== DATA BLOCK

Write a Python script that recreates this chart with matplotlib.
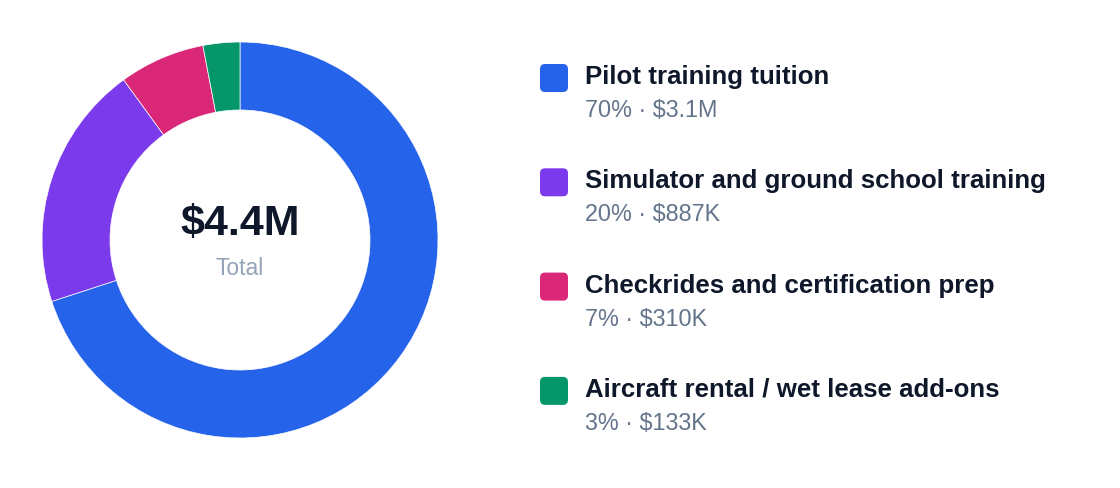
import matplotlib.pyplot as plt
from matplotlib.patches import FancyBboxPatch

plt.rcParams['font.family'] = ['Liberation Sans', 'DejaVu Sans']

labels = ["Pilot training tuition", "Simulator and ground school training",
          "Checkrides and certification prep", "Aircraft rental / wet lease add-ons"]
values = [3.1, 0.887, 0.310, 0.133]  # $M
pcts = [70, 20, 7, 3]
amounts = ["$3.1M", "$887K", "$310K", "$133K"]
colors = ["#2563eb", "#7c3aed", "#db2777", "#059669"]
total_label = "$4.4M"

W, H = 1120, 488
fig = plt.figure(figsize=(W / 100, H / 100), dpi=100)
ax = fig.add_axes([0, 0, 1, 1])

# donut (pixel coords, y flipped)
cx, cy, R = 240, H - 240, 198
ax.pie(values, colors=colors, radius=R, center=(cx, cy), startangle=90,
       counterclock=False, frame=True,
       wedgeprops=dict(width=68, edgecolor="white", linewidth=0.5))
ax.set_xlim(0, W)
ax.set_ylim(0, H)
ax.axis("off")

ax.text(cx, H - 235, total_label, ha="center", va="baseline", fontsize=31,
        fontweight="bold", color="#0f172a")
ax.text(cx, H - 275, "Total", ha="center", va="baseline", fontsize=16.5,
        color="#94a3b8")

# legend
step = 104.3
for i, (lab, p, amt, c) in enumerate(zip(labels, pcts, amounts, colors)):
    y0 = 78 + i * step
    box = FancyBboxPatch((541, H - y0 - 13), 26, 26,
                         boxstyle="round,pad=1,rounding_size=5",
                         facecolor=c, edgecolor="none")
    ax.add_patch(box)
    ax.text(585, H - (84 + i * step), lab, ha="left", va="baseline",
            fontsize=18.6, fontweight="bold", color="#0f172a")
    ax.text(585, H - (117 + i * step), f"{p}% \u00b7 {amt}", ha="left",
            va="baseline", fontsize=16.8, color="#64748b")

fig.savefig("out.png", dpi=100)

====

GOAL OF THE EXERCISE >>
Copy the listing word for word, excluding its pictures.

RESULT OF THE TASK >>
Write a Python script that recreates this chart with matplotlib.
import matplotlib.pyplot as plt
from matplotlib.patches import FancyBboxPatch

plt.rcParams['font.family'] = ['Liberation Sans', 'DejaVu Sans']

labels = ["Pilot training tuition", "Simulator and ground school training",
          "Checkrides and certification prep", "Aircraft rental / wet lease add-ons"]
values = [3.1, 0.887, 0.310, 0.133]  # $M
pcts = [70, 20, 7, 3]
amounts = ["$3.1M", "$887K", "$310K", "$133K"]
colors = ["#2563eb", "#7c3aed", "#db2777", "#059669"]
total_label = "$4.4M"

W, H = 1120, 488
fig = plt.figure(figsize=(W / 100, H / 100), dpi=100)
ax = fig.add_axes([0, 0, 1, 1])

# donut (pixel coords, y flipped)
cx, cy, R = 240, H - 240, 198
ax.pie(values, colors=colors, radius=R, center=(cx, cy), startangle=90,
       counterclock=False, frame=True,
       wedgeprops=dict(width=68, edgecolor="white", linewidth=0.5))
ax.set_xlim(0, W)
ax.set_ylim(0, H)
ax.axis("off")

ax.text(cx, H - 235, total_label, ha="center", va="baseline", fontsize=31,
        fontweight="bold", color="#0f172a")
ax.text(cx, H - 275, "Total", ha="center", va="baseline", fontsize=16.5,
        color="#94a3b8")

# legend
step = 104.3
for i, (lab, p, amt, c) in enumerate(zip(labels, pcts, amounts, colors)):
    y0 = 78 + i * step
    box = FancyBboxPatch((541, H - y0 - 13), 26, 26,
                         boxstyle="round,pad=1,rounding_size=5",
                         facecolor=c, edgecolor="none")
    ax.add_patch(box)
    ax.text(585, H - (84 + i * step), lab, ha="left", va="baseline",
            fontsize=18.6, fontweight="bold", color="#0f172a")
    ax.text(585, H - (117 + i * step), f"{p}% \u00b7 {amt}", ha="left",
            va="baseline", fontsize=16.8, color="#64748b")

fig.savefig("out.png", dpi=100)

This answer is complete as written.